Creating a Culture of Safety Compliance

by Stephen Zasadil, WSRCA safety consultant, president, SNK Services LLC

(Editor’s Note: Stephen Zasadil spent ten years as a safety of flight operator with the United States Navy before beginning his career as a safety compliance consultant in 2009. He currently works with companies across the United States to provide OSHA compliance information, documentation, and training.)

The way we get things done, also known as behaviors, have always had a major role in safety, and they always will. You may have been told before that you are the one responsible for your safety, as it is a central theme to most safety meetings. Most of the modern world now places a priority first on conditional safety, while entities such as OSHA focus on leadership providing a safe working environment. Do these jobs according to the codes of safe practices and you will be in compliance. If you are in compliance, no one can get hurt.

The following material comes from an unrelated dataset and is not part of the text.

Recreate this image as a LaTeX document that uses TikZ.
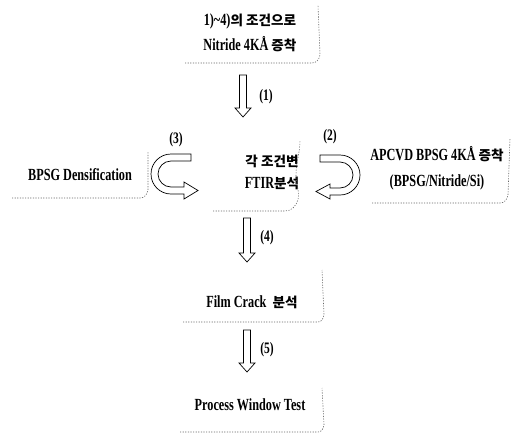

We all know that last statement to be false. Compliance is necessary and is a giant leap towards a safe work environment, however conditional safety compliance rules alone only represent the guidelines. The actual work being done, and how our people perform the work is the other piece of the safety puzzle. This is where Behavior-Based Safety (BBS) programs shine.

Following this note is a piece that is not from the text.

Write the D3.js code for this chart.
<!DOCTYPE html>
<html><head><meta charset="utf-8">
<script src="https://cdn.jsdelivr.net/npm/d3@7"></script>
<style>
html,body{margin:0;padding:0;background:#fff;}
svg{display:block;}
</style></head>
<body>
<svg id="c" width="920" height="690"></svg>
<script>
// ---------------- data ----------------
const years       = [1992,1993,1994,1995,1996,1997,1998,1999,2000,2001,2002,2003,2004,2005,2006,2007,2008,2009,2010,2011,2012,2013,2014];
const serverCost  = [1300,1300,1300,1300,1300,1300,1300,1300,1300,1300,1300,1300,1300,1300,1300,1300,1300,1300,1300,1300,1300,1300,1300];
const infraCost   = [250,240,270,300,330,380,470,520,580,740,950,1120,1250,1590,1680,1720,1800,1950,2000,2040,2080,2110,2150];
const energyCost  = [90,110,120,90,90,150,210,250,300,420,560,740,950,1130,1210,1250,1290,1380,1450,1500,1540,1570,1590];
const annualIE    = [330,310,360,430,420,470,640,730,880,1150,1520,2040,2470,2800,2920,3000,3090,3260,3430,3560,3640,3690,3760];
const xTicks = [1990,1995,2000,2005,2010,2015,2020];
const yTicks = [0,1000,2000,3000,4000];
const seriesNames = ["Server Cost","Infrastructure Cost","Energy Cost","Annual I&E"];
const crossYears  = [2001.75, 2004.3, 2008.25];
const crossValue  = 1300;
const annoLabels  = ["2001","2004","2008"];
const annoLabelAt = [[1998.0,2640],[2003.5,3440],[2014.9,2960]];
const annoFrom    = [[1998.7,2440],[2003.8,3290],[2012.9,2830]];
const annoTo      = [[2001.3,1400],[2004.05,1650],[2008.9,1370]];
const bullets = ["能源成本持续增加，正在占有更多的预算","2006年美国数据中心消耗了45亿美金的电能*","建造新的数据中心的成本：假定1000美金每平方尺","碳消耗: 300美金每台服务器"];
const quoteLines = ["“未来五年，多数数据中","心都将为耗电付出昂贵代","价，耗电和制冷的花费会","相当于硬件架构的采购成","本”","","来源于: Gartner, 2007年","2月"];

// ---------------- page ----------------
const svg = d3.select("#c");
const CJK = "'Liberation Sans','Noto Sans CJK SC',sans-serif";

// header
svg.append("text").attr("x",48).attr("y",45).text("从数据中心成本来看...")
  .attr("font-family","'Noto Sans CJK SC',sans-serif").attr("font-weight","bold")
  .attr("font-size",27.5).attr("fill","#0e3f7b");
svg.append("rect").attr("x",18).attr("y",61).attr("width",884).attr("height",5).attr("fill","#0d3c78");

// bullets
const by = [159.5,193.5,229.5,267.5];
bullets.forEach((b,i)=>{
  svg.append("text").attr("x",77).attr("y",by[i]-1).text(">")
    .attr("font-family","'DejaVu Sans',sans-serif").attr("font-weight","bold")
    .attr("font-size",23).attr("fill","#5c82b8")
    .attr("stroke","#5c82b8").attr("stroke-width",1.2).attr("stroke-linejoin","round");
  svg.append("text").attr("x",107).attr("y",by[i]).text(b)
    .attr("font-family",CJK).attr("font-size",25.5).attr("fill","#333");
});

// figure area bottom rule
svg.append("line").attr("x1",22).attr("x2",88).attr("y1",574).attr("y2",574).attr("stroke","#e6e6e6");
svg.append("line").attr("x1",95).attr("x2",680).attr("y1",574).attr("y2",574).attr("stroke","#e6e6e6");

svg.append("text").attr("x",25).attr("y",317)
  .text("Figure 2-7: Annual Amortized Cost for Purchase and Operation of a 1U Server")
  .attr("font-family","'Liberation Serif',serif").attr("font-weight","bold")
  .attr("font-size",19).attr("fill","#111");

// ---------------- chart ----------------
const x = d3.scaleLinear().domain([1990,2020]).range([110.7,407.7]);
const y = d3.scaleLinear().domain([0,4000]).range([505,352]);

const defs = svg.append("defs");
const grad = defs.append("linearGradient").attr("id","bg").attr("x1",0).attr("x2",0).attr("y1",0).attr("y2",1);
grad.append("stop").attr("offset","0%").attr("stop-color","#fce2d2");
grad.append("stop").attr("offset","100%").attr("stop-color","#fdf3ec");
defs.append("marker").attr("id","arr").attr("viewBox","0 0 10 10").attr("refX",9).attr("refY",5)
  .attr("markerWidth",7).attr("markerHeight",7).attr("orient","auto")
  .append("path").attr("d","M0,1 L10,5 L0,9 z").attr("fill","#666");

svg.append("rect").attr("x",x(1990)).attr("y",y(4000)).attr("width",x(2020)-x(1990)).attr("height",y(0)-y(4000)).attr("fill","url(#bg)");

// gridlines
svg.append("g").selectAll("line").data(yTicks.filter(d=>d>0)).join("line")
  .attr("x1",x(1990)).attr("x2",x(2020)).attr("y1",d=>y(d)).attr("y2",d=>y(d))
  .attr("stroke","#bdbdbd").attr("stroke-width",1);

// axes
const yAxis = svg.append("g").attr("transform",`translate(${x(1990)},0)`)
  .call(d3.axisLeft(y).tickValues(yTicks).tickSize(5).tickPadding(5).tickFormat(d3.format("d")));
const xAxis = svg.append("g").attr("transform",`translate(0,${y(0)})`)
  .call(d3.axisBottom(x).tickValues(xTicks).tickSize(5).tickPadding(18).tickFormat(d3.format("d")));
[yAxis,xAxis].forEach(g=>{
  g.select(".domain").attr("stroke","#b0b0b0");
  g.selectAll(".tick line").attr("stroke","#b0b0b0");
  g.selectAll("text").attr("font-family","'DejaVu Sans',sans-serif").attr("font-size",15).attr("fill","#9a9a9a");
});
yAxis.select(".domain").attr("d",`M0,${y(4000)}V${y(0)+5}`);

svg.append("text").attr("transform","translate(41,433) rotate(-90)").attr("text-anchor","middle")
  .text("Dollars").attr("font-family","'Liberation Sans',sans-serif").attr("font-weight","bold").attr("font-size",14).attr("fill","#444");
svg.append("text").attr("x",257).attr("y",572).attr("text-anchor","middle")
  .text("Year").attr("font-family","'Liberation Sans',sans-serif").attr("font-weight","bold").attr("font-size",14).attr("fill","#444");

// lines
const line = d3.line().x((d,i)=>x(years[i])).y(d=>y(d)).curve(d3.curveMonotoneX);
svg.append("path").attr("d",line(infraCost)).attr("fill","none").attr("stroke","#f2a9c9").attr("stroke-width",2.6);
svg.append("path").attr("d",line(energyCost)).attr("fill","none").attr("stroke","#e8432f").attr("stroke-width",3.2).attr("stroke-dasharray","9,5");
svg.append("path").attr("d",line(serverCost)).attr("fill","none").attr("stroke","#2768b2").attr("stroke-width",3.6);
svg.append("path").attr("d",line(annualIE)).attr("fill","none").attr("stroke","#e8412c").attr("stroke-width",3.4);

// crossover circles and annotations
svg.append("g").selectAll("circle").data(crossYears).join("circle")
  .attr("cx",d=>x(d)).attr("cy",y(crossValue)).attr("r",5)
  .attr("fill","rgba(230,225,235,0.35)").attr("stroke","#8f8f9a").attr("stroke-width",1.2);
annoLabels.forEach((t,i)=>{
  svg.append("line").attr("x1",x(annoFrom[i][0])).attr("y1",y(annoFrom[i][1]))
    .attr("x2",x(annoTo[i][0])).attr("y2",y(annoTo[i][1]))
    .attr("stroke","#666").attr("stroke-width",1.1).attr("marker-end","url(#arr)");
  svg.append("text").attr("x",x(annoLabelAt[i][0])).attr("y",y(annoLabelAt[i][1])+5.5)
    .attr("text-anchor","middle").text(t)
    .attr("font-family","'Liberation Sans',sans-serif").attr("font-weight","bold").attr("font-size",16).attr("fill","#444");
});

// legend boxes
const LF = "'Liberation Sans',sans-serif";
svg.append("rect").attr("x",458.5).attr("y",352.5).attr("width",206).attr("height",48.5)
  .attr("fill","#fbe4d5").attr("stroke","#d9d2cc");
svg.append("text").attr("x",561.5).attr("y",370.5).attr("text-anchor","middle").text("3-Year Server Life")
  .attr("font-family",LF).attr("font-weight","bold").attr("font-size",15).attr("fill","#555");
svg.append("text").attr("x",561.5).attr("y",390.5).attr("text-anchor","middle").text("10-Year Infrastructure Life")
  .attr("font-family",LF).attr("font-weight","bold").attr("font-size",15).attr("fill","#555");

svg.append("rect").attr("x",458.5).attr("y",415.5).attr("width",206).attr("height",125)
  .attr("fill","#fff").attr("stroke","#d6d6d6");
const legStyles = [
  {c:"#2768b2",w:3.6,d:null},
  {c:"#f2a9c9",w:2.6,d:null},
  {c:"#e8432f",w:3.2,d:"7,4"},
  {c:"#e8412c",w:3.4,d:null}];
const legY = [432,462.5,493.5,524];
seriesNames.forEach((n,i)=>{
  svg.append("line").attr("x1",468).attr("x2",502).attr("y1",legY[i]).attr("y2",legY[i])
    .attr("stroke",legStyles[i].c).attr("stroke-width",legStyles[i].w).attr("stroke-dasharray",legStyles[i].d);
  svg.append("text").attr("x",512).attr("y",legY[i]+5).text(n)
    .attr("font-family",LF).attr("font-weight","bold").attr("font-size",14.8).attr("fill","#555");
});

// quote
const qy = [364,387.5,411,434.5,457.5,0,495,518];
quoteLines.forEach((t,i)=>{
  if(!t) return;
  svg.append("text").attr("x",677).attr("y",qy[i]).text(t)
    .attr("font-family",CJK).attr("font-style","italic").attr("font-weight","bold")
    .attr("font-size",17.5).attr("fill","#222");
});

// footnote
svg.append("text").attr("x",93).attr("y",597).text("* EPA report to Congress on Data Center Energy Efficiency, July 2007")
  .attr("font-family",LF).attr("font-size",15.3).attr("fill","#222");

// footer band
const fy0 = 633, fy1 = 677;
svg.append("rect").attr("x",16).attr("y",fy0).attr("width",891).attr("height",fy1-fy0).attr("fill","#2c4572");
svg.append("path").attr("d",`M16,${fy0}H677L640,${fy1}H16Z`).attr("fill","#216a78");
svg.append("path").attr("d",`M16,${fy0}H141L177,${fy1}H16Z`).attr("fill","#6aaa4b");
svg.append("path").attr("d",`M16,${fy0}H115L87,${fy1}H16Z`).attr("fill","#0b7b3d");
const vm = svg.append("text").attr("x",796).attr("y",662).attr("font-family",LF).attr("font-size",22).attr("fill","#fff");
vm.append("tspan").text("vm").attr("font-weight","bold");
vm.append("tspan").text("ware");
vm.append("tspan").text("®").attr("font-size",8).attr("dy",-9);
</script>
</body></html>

Some behaviors in safety must be controlled and are part of leadership’s responsibility to maintain compliance when it comes to training, equipment, environment, and PPE. Some, however, only can be influenced. In essence, it means creating a culture where our staff will work safely, even when the safety guy or gal isn’t watching. Safety behaviors fall into two different and important categories: injury prevention behaviors and safety culture behaviors.


Injury Prevention Behaviors

In most safety programs, there are mandatory behaviors that are covered by rules, policies, procedures, personal protective equipment, etc. By emphasizing these behaviors, and providing training on how to implement them, we create the groundwork for a safe work environment. There are also suggested injury prevention behaviors, which generally go beyond what is considered compliance, and can include keeping your eyes focused on the road and looking both ways before crossing the street. The attempt to ingrain these behaviors as habit is how cultures are developed.


Safety Culture Behaviors

All groups working together over an extended period create shared beliefs and eventually align behaviors specific to safety within their culture. Safety cultures are nothing new, and yes, you already have one. However, is it the one you want? When it comes to safety, there is always room to improve.

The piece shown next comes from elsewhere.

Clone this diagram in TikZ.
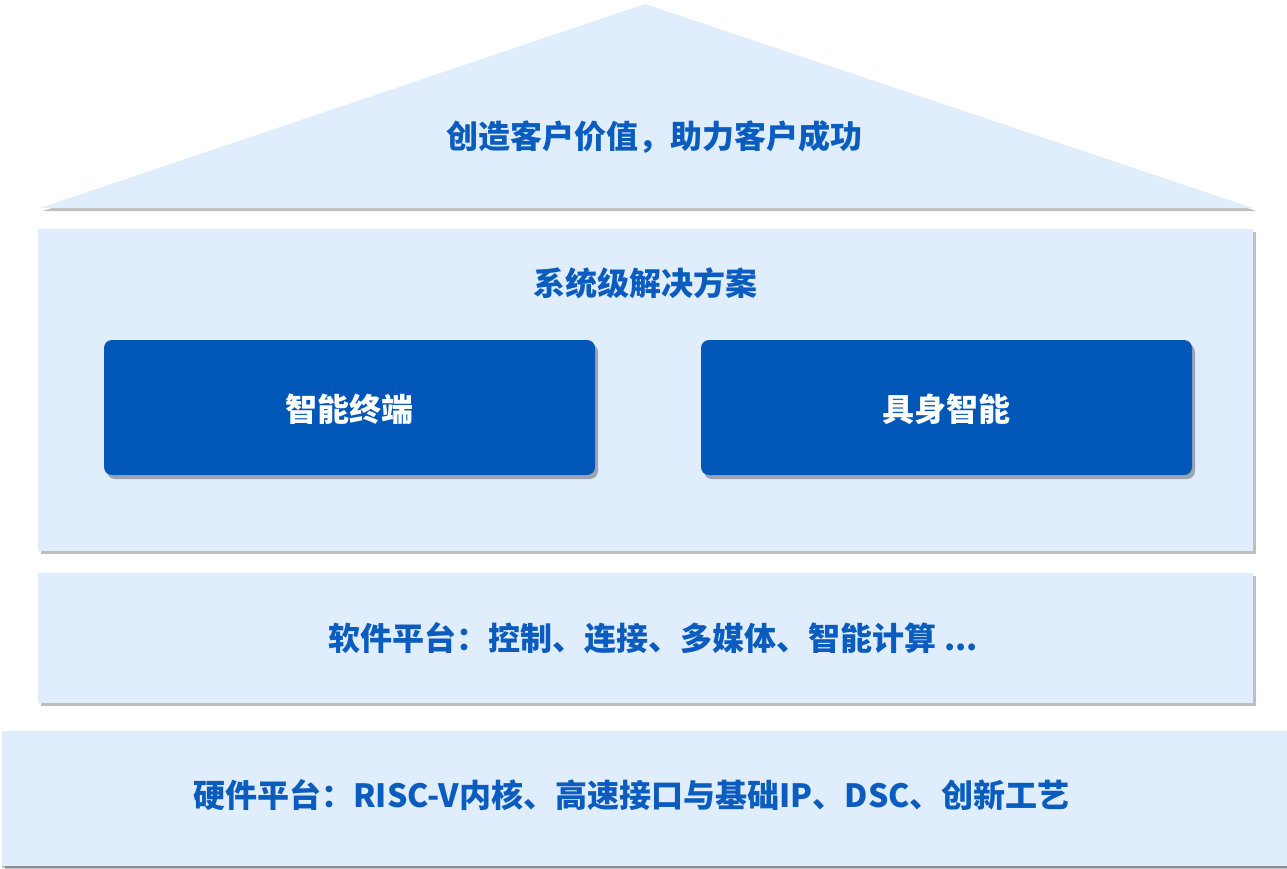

Positive verbal feedback is a powerful way to reinforce safe behavior and a cornerstone of effective BBS. When you give employees feedback about safe behavior, be specific about what you observed. For example, to a forklift operator you might say, “Thank you for driving slowly around that corner and using your horn to warn others.” Avoid generalizations such as, “Thanks for driving the forklift carefully.” Deliver feedback on performance immediately after the behavior or as soon after the behavior as possible. Also, be sure to identify the person or group to whom you’re giving the feedback by name. For example, “Mike, thanks for mopping up that spilled water. You just prevented someone from slipping and falling and getting injured.” Avoid saying things like, “Thanks, everyone, for keeping the floor clean.”

Corrective feedback is providing information on what an employee is doing incorrectly and also providing information for improvement. It does not merely scold employees, but instead calls attention to a specific behavior and helps increase the chances of safer behaviors in the future. When giving corrective feedback, be specific and focus on the correct behavior only, not other behaviors. Also, be objective and talk about the behavior, not the person.

The ideal BBS program collects large amounts of information about employee habits to affect change and hopefully take the company’s safety program to the next level. Dedicated involvement from every employee, including the CEO, contractors, and subcontractors, makes the program even stronger. The most basic level of BBS would include methods to identify critical problem behaviors, identify root causes, generate potential actions, evaluate possible actions, develop an action plan, implement an action plan, and conduct a follow up.

While implementing a BBS program can help EHS managers register both safe and unsafe behaviors to prevent incidents, it also has the added benefit of improving a company’s overall safety culture. With a more mindful approach to behavior, EHS managers, along with employees and upper management, can create an atmosphere where safety is at the forefront every day.